The opportunity now exists to reconsider this perception of Muggletonians. In 1978, the British Library acquired a long-lost collection of primary-source materials that includes Muggletonian tracts, letters, songs, and minute books from the seventeenth to the twentieth centuries. These materials reveal the concerns of Muggletonian believers and document the evolution of Muggletonian belief and practice over three centuries.
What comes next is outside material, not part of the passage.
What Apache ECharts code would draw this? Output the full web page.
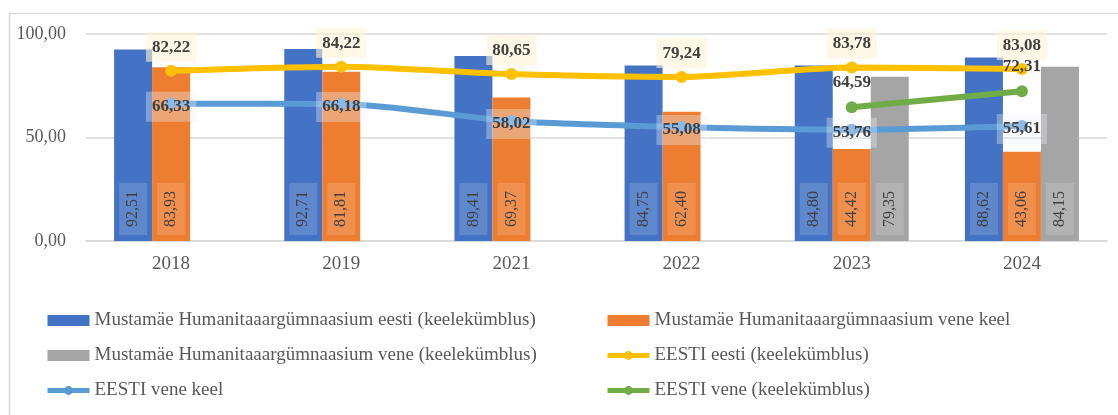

Unlike other studies, this dissertation focuses on the concerns of ordinary Muggletonians rather than on the founders, and on the religious teachings of the group rather than its internal and external social relations. Furthermore, it notes Muggletonian links to the medieval heretical tradition rather than to the eighteenth century antinomian tradition. It uses the archived materials, in concert with microfilm editions of original tracts, to examine Reeve and Muggleton’s claims to religious authority and believers’ responses to that authority. It investigates the Christology, soteriology, and eschatology expounded by Reeve and Muggleton and believers’ responses to those teachings. It identifies both the continuation and evolution of doctrine and practice among believers, particularly in the later seventeenth century, as they endured persecution by government and Church authorities, internal dissent, and the deaths o f Reeve and Muggleton. It concludes that Muggletonians articulated a unique and coherent religious doctrine that set them apart from not only the Church of England but also from other seventeenth-century dissenting sects.